**Objective**.
Starting with the first line of the listing, quote each line exactly until and including the one with "edgecolor='#c8c8c8', linewidth=1.0))", leaving pictures out.
━━━━━━
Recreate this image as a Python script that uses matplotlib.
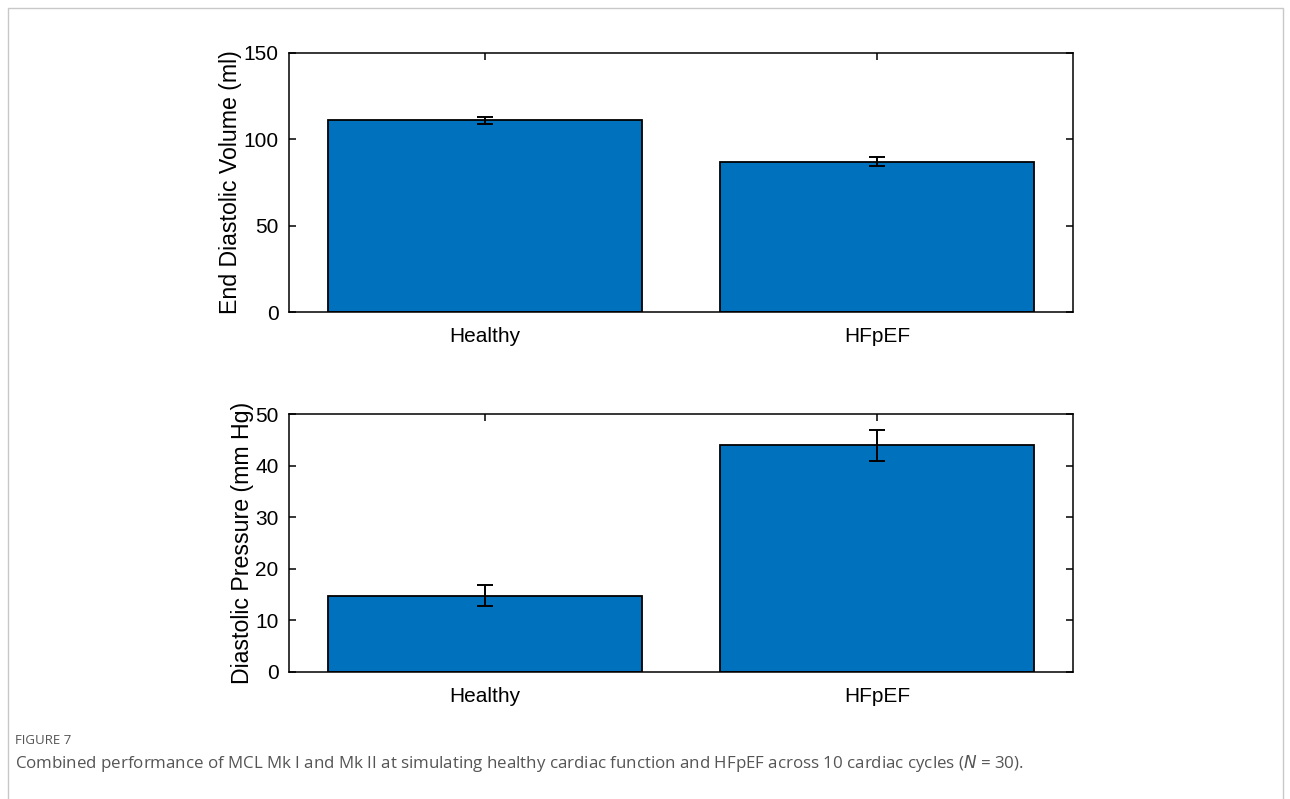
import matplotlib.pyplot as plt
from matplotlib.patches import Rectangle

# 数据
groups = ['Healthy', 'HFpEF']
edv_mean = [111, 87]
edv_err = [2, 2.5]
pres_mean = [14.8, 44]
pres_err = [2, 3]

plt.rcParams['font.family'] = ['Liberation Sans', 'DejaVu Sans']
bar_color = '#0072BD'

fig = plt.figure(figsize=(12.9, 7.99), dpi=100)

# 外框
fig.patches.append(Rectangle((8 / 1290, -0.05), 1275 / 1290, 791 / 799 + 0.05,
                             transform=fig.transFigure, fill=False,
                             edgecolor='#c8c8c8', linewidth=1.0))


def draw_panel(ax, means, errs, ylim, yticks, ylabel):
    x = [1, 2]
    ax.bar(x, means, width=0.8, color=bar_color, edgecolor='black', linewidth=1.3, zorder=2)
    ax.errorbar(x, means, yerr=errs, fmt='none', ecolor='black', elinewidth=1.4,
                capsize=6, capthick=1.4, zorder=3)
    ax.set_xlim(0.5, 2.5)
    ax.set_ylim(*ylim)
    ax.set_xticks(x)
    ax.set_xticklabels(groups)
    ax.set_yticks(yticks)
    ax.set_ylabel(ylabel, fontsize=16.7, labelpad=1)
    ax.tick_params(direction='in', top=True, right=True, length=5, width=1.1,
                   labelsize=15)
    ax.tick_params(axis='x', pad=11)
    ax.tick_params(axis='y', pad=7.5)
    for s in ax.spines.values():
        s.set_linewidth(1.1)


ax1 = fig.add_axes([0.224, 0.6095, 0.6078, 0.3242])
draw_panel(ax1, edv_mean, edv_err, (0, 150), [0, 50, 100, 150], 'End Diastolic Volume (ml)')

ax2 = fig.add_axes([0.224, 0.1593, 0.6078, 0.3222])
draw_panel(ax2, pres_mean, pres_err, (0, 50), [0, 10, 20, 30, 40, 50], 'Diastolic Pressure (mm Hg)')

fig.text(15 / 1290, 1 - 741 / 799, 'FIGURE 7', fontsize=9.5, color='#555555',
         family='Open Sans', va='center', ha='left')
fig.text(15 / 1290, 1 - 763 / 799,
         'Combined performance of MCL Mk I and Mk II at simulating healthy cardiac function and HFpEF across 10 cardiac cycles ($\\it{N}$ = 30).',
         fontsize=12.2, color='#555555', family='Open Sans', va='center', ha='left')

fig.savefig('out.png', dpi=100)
━━━━━━
**Task answer**.
Recreate this image as a Python script that uses matplotlib.
import matplotlib.pyplot as plt
from matplotlib.patches import Rectangle

# 数据
groups = ['Healthy', 'HFpEF']
edv_mean = [111, 87]
edv_err = [2, 2.5]
pres_mean = [14.8, 44]
pres_err = [2, 3]

plt.rcParams['font.family'] = ['Liberation Sans', 'DejaVu Sans']
bar_color = '#0072BD'

fig = plt.figure(figsize=(12.9, 7.99), dpi=100)

# 外框
fig.patches.append(Rectangle((8 / 1290, -0.05), 1275 / 1290, 791 / 799 + 0.05,
                             transform=fig.transFigure, fill=False,
                             edgecolor='#c8c8c8', linewidth=1.0))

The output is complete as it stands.